On September 28, Lady Thatcher - formerly Margaret Thatcher, Prime
Minister of Great Britain - delivered an important speech to Conservatives
assembled in Washington, D.C., for the purpose of taking stock.
Lady Thatcher puzzled over the odd combination of current political
indicators which seem to confound other observers as well. On the
one hand, the Soviet Union is no more and Socialists from Tony Blair
to Bill Clinton have adopted much of the rhetoric long associated
with Conservatives. The natural deduction is that "Socialism
- The Idea" has lost. On the other hand, Socialist parties
have recently won elections from Britain to Hungary, and all fundamental
institutions of America - as well as of Britain - are threatened
by forces from within and without.
Lady Thatcher then lists the various threats to our institutions,
from the Constitution through Language, Family and Defense, all
the way to National Identity.
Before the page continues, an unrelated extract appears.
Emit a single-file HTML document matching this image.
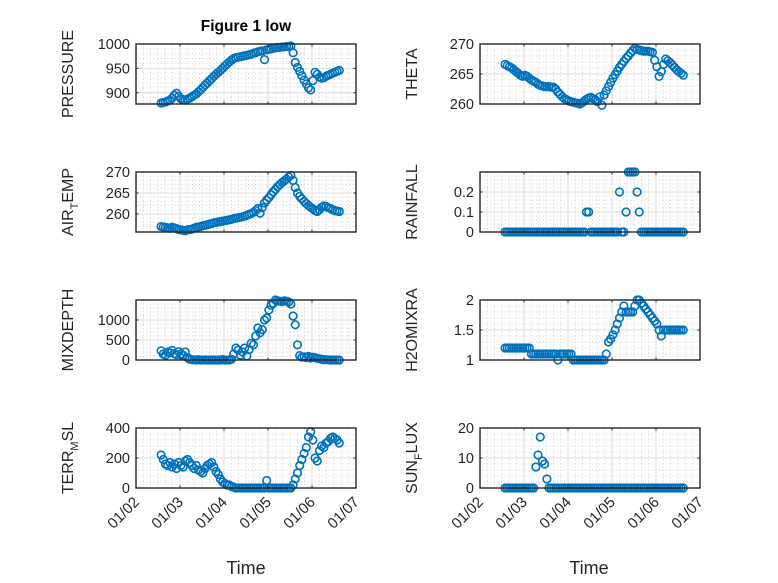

She calls for a "Defense of the
West" in response. It is confounding indeed. If Socialism has
lost, who or what is threatening our way of life? Against whom do
we defend "The West?"
Most of us have watched police stories in which the sketch artist
is given a photo and asked to produce a series of drawings which
show how the person in the photo might look at different ages, with
hair and other features also changed. These then are circulated
nationally, or through Interpol, leading to the apprehension of
the suspect. What if we have been searching for the "wrong
person" at the wrong places? What if the passage of time and
the current choice of appearance make the entire "package"
Perhaps we have been staring at old photographs where Socialism
wears the uniforms of the Red Army, or the SS - or the shiny leather
jackets both Nazi and Soviet paramilitary units preferred. Perhaps
we think that Socialism currently sports the straight blue garb
of Mao, or battle fatigues with a khaki cap and a Havana stuck in
its mouth. And we keep peering in the distance with binoculars.
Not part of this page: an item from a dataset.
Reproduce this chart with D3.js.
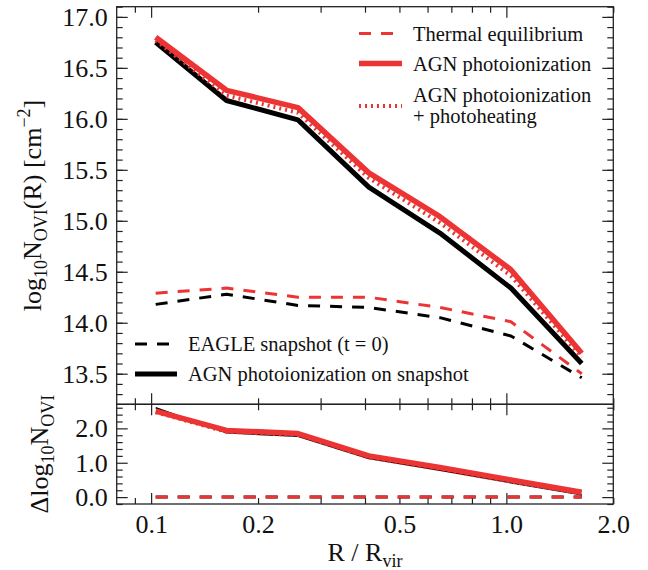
<!DOCTYPE html>
<html>
<head>
<meta charset="utf-8">
<script src="https://cdn.jsdelivr.net/npm/d3@7"></script>
<style>
  body { margin: 0; background: #fff; }
  svg { display: block; }
  text { font-family: "Liberation Serif", "Times New Roman", serif; fill: #111; }
</style>
</head>
<body>
<svg id="chart" width="648" height="570"></svg>
<script>
// Projected radius in units of the virial radius
const radius = [0.103, 0.163, 0.259, 0.41, 0.65, 1.03, 1.63];

// log10 N_OVI column densities [cm^-2]
const thermalEq      = [14.29, 14.34, 14.25, 14.25, 14.15, 14.01, 13.50];
const agnPhotoion    = [16.80, 16.28, 16.11, 15.47, 15.04, 14.52, 13.70];
const agnPhotoheat   = [16.77, 16.23, 16.06, 15.42, 14.98, 14.46, 13.66];
const eagleSnapshot  = [14.18, 14.28, 14.17, 14.15, 14.05, 13.87, 13.46];
const agnOnSnapshot  = [16.75, 16.18, 15.99, 15.33, 14.88, 14.34, 13.60];

// Enhancement relative to the matching no-AGN profile
const dThermalEq     = [0, 0, 0, 0, 0, 0, 0];
const dAgnPhotoion   = [2.50, 1.94, 1.85, 1.20, 0.86, 0.50, 0.14];
const dAgnPhotoheat  = [2.47, 1.90, 1.81, 1.16, 0.81, 0.45, 0.11];
const dEagleSnapshot = [0, 0, 0, 0, 0, 0, 0];
const dAgnOnSnapshot = [2.60, 1.87, 1.77, 1.12, 0.78, 0.42, 0.07];

// Tick values
const xMajorTicks = [0.1, 1.0];
const xMinorTicks = [0.09, 0.2, 0.3, 0.4, 0.5, 0.6, 0.7, 0.8, 0.9, 2.0];
const xTickLabels = [0.1, 0.2, 0.5, 1.0, 2.0];
const yTopMajor = [13.5, 14.0, 14.5, 15.0, 15.5, 16.0, 16.5, 17.0];
const yTopMinor = d3.range(133, 172).map(v => v / 10);
const yBotMajor = [0, 1, 2];
const yBotMinor = [-0.2, 0.2, 0.4, 0.6, 0.8, 1.2, 1.4, 1.6, 1.8, 2.2, 2.4, 2.6];

const RED = "#ec3434";
const BLACK = "#000";
const FONT = '"Liberation Serif", "Times New Roman", serif';

const svg = d3.select("#chart");

const left = 116.7, right = 613.3;
const topY0 = 6.7, topY1 = 404.3, botY1 = 504;

const x = d3.scaleLog().domain([0.08, 2.0]).range([left, right]);
const yTop = d3.scaleLinear().domain([13.2, 17.1]).range([topY1, topY0]);
const yBot = d3.scaleLinear().domain([-0.2, 2.7]).range([botY1, topY1]);

const AX = "#222";
const MAJ = 11, MIN = 6;

function drawAxis(axis, tx, ty) {
  const g = svg.append("g").attr("transform", `translate(${tx},${ty})`).call(axis);
  g.select(".domain").remove();
  g.selectAll("line").attr("stroke", AX).attr("stroke-width", 1.2);
  g.selectAll("text").attr("font-size", 26).attr("fill", "#111").attr("font-family", FONT);
  return g;
}

function panelAxes(yScale, yMajor, yMinor, y0, y1, yFmt, showXLabels) {
  svg.append("rect").attr("x", left).attr("y", y0)
    .attr("width", right - left).attr("height", y1 - y0)
    .attr("fill", "none").attr("stroke", AX).attr("stroke-width", 1.3);
  drawAxis(d3.axisLeft(yScale).tickValues(yMajor).tickSize(-MAJ).tickPadding(9).tickFormat(yFmt), left, 0);
  drawAxis(d3.axisLeft(yScale).tickValues(yMinor).tickSize(-MIN).tickFormat(""), left, 0);
  drawAxis(d3.axisRight(yScale).tickValues(yMajor).tickSize(-MAJ).tickFormat(""), right, 0);
  drawAxis(d3.axisRight(yScale).tickValues(yMinor).tickSize(-MIN).tickFormat(""), right, 0);
  drawAxis(d3.axisTop(x).tickValues(xMajorTicks).tickSize(-MAJ).tickFormat(""), 0, y0);
  drawAxis(d3.axisTop(x).tickValues(xMinorTicks).tickSize(-MIN).tickFormat(""), 0, y0);
  drawAxis(d3.axisBottom(x).tickValues(xMajorTicks).tickSize(-MAJ).tickFormat(""), 0, y1);
  drawAxis(d3.axisBottom(x).tickValues(xMinorTicks).tickSize(-MIN).tickFormat(""), 0, y1);
  if (showXLabels) {
    drawAxis(d3.axisBottom(x).tickValues(xTickLabels).tickSize(0).tickPadding(11)
      .tickFormat(d3.format(".1f")), 0, y1);
  }
}

panelAxes(yTop, yTopMajor, yTopMinor, topY0, topY1, d3.format(".1f"), false);
panelAxes(yBot, yBotMajor, yBotMinor, topY1, botY1, d3.format(".1f"), true);

// ---- curves ----
function series(vals, yScale, color, width, dash, parent) {
  const pts = radius.map((r, i) => [r, vals[i]]);
  const line = d3.line().x(d => x(d[0])).y(d => yScale(d[1]));
  parent.append("path").datum(pts)
    .attr("d", line)
    .attr("fill", "none")
    .attr("stroke", color)
    .attr("stroke-width", width)
    .attr("stroke-linejoin", "round")
    .attr("stroke-linecap", "butt")
    .attr("stroke-dasharray", dash || null);
}

const gTop = svg.append("g");
series(eagleSnapshot, yTop, BLACK, 3, "12,10", gTop);
series(thermalEq, yTop, RED, 3, "12,10", gTop);
series(agnOnSnapshot, yTop, BLACK, 5, null, gTop);
series(agnPhotoheat, yTop, RED, 4, "2,4", gTop);
series(agnPhotoion, yTop, RED, 5.5, null, gTop);

const gBot = svg.append("g");
series(dEagleSnapshot, yBot, BLACK, 3, "12,10", gBot);
series(dThermalEq, yBot, RED, 3, "12,10", gBot);
series(dAgnOnSnapshot, yBot, BLACK, 1.5, null, gBot);
series(dAgnPhotoheat, yBot, RED, 4, "2,4", gBot);
series(dAgnPhotoion, yBot, RED, 5.5, null, gBot);

// ---- legends ----
function legendRow(x0, x1, y, color, width, dash, labelLines, tx, lineYs) {
  svg.append("line").attr("x1", x0).attr("x2", x1).attr("y1", y).attr("y2", y)
    .attr("stroke", color).attr("stroke-width", width)
    .attr("stroke-dasharray", dash || null);
  labelLines.forEach((t, i) => {
    svg.append("text").attr("x", tx).attr("y", lineYs[i]).attr("dy", "0.35em")
      .attr("font-family", FONT).attr("font-size", 20.5).text(t);
  });
}

legendRow(359, 402, 33.5, RED, 3, "12,10", ["Thermal equilibrium"], 413, [33.5]);
legendRow(359, 402, 63.5, RED, 5.5, null, ["AGN photoionization"], 413, [63.5]);
legendRow(359, 402, 106, RED, 4, "2,4", ["AGN photoionization", "+ photoheating"], 413, [95, 116]);

legendRow(135, 177, 344, BLACK, 3, "12,10", ["EAGLE snapshot (t = 0)"], 188, [344]);
legendRow(135, 177, 374, BLACK, 5, null, ["AGN photoionization on snapshot"], 188, [374]);

// ---- axis titles ----
const yLab = svg.append("text")
  .attr("transform", `translate(41,${(topY0 + topY1) / 2}) rotate(-90)`)
  .attr("text-anchor", "middle").attr("font-family", FONT).attr("font-size", 26);
yLab.append("tspan").text("log");
yLab.append("tspan").attr("font-size", 18).attr("dy", 6).text("10");
yLab.append("tspan").attr("dy", -6).text("N");
yLab.append("tspan").attr("font-size", 18).attr("dy", 6).text("OVI");
yLab.append("tspan").attr("dy", -6).text("(R) [cm");
yLab.append("tspan").attr("font-size", 18).attr("dy", -11).text("\u22122");
yLab.append("tspan").attr("dy", 11).text("]");

const dLab = svg.append("text")
  .attr("transform", `translate(48,${(topY1 + botY1) / 2}) rotate(-90)`)
  .attr("text-anchor", "middle").attr("font-family", FONT).attr("font-size", 26);
dLab.append("tspan").text("\u0394log");
dLab.append("tspan").attr("font-size", 18).attr("dy", 6).text("10");
dLab.append("tspan").attr("dy", -6).text("N");
dLab.append("tspan").attr("font-size", 18).attr("dy", 6).text("OVI");

const xLab = svg.append("text")
  .attr("x", (left + right) / 2).attr("y", 561)
  .attr("text-anchor", "middle").attr("font-family", FONT).attr("font-size", 26);
xLab.append("tspan").text("R / R");
xLab.append("tspan").attr("font-size", 18).attr("dy", 6).text("vir");
</script>
</body>
</html>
But "Socialism - The Idea" did not come from Russia,
China, or Cuba. And it did not start out to exterminate people,
or to confiscate their possessions. It began hundreds of years ago
as philosophy in books, written mostly in French and German. It
began by declaring human reason capable of comprehending, evaluating
and arranging the affairs of the world. It continued by prescribing
exactly how the affairs of the world ought to be run. Next, advocates
of "The Idea" took it upon themselves to decide who had
come by their possessions in a "good," and who in an "evil"
way. From there, it was just one step to taking away people's possessions
so that the wise could then distribute them "fairly."
In time, it was found that certain people best be eliminated altogether.
Killing entire classes of human beings based on "philosophical"
considerations was introduced in the French Revolution of 1789.
Adopted as a way of "life" by Russia as of 1917, it reached
a particularly abhorrent phase during the years 1939 through 1945
But what if the killings and the wholesale confiscation of people's
possessions were the convolutions of adolescence? Lenin, after all,
called leftist thinking "Communism's Infantile Disorder."
What if we are still looking for the insurgent youth destroying
all in his path, when in fact today's protagonist is a calm and
purposeful adult, going about his business with the agenda now freed
from the "errors" of immaturity?
For the agenda itself, Lady Thatcher confirms, has not changed
in two centuries. The primary target has always been the unique
system of laws in the English-speaking world, reaching back to the
Magna Carta of 1215, expressed in the Constitution. (France, now
in its Fifth Republic, has yet to come up with a structure that
lasts.) Our rule of law makes people free and, according to Socialist
doctrine, free people "cannot be trusted" to behave. Hence
the need for speech codes and hiring quotas.
The next target has always been national identity which had come
so naturally to England, and which America acquired in 1776, at
the moment of its founding. (There was not even a "Germany"
until 1871, and they had to start from scratch yet again in 1991.)
Our national identity includes the English language - embodiment
of our institutions - a common culture, family life based on a shared
morality, and a defense establishment of unfailing loyalty and unbeatable
strength. No good to those who want to change the world.
Whether for reasons of ideology, a score to settle, or misguided
good intentions, those who have chosen the Socialist road have always
wanted to change the world and the behavior of people, as President
Clinton confirmed in his "tobacco" speech of September
17. In that sense it is immaterial whether Russia is Communist or
not because Russia never was interested in changing anything - it
simply used "The Idea" to conquer more territory. On the
other hand, French and German thinkers, from Rousseau to the Frankfurt
School, have had an obsession with changing everyone's behavior.
Confiscating property, eliminating millions were means to that end.
What if means come and go, but the agenda remains?
We watch every day as the search for "social justice"
replaces the rule of law, as group privilege replaces individual
rights, as redistribution replaces guaranteed property, and as national
identity is eliminated in favor of "diversity." Is that
not the same agenda as before? Do we still declare victory?
And is it really "The West" we need to defend? France
and Germany, after all, represent unalienable parts of Western Culture.
What if the conflict is confirmed as one between two opposing views,
And what if peering in the distance with binoculars has kept us
from noticing that which surrounds us from every side?